3. Forward Guidance and Outlook
- 2026 Expectations:
- Anticipate flat adjusted EBITDA compared to 2025, with restaurant-level adjusted EBITDA margins projected between 20.5% and 21%.
- Plan to open 8 new restaurants with capital expenditures between $55 million and $60 million.
- Focus on transaction growth rather than price increases, with continued evaluation of pricing options.
4. Bad News, Challenges, or Points of Concern
- Same-Restaurant Sales Decline: A 3.3% decrease in same-restaurant sales indicates challenges in maintaining customer traffic.
- Texas Market Headwinds: The Texas expansion has been a significant challenge, with losses impacting overall margins.
- Increased Costs: Labor and food costs have risen, with labor as a percentage of revenue increasing to 26%. Commodity inflation is expected to continue, particularly in beef.

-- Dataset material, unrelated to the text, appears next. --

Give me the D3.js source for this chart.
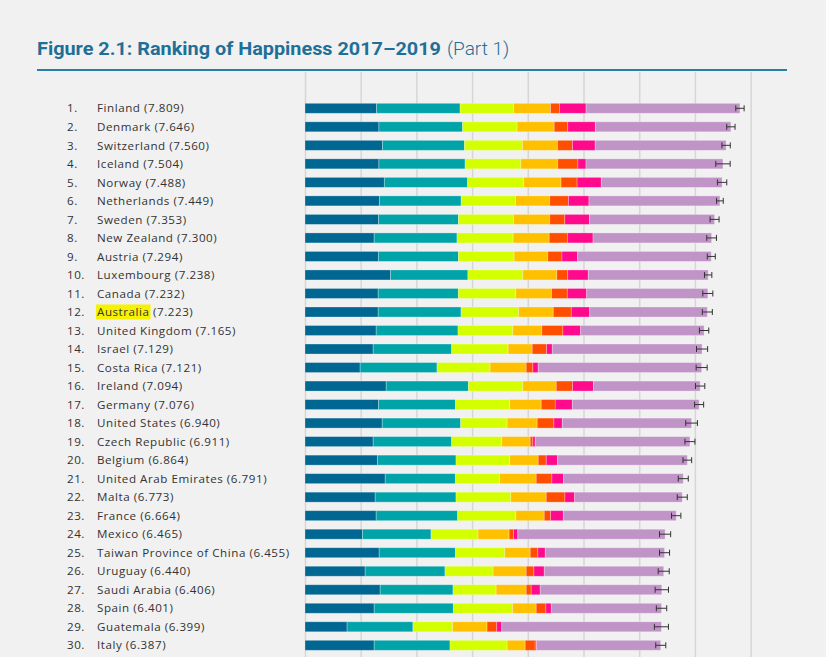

- Cash Flow Concerns: A 26.7% decrease in cash from operations raises concerns about liquidity and operational efficiency.
5. Notable Q&A Insights
- Market Strategy: Management emphasized a more measured approach to new market openings to avoid cannibalization, particularly in Atlanta.
- Perks Program Effectiveness: The program is seen as a key driver for traffic, with engagement levels high among members.
- Operational Focus: Improvements in drive-thru speed and customer experience were highlighted, with significant gains in service speed and accuracy.
- Marketing Strategy: An "always-on" marketing approach is being adopted to maintain brand relevance in new markets, with a slight increase in marketing spend expected.
- Consumer Value Perception: There has been improvement in value perception scores, attributed to targeted promotions and operational excellence.
Overall, while Portillo's has shown some positive developments, particularly in new market entries and operational improvements, it faces significant challenges in same-restaurant sales and market expansions, particularly in Texas. The company is focusing on strategic adjustments to navigate these headwinds moving into 2026.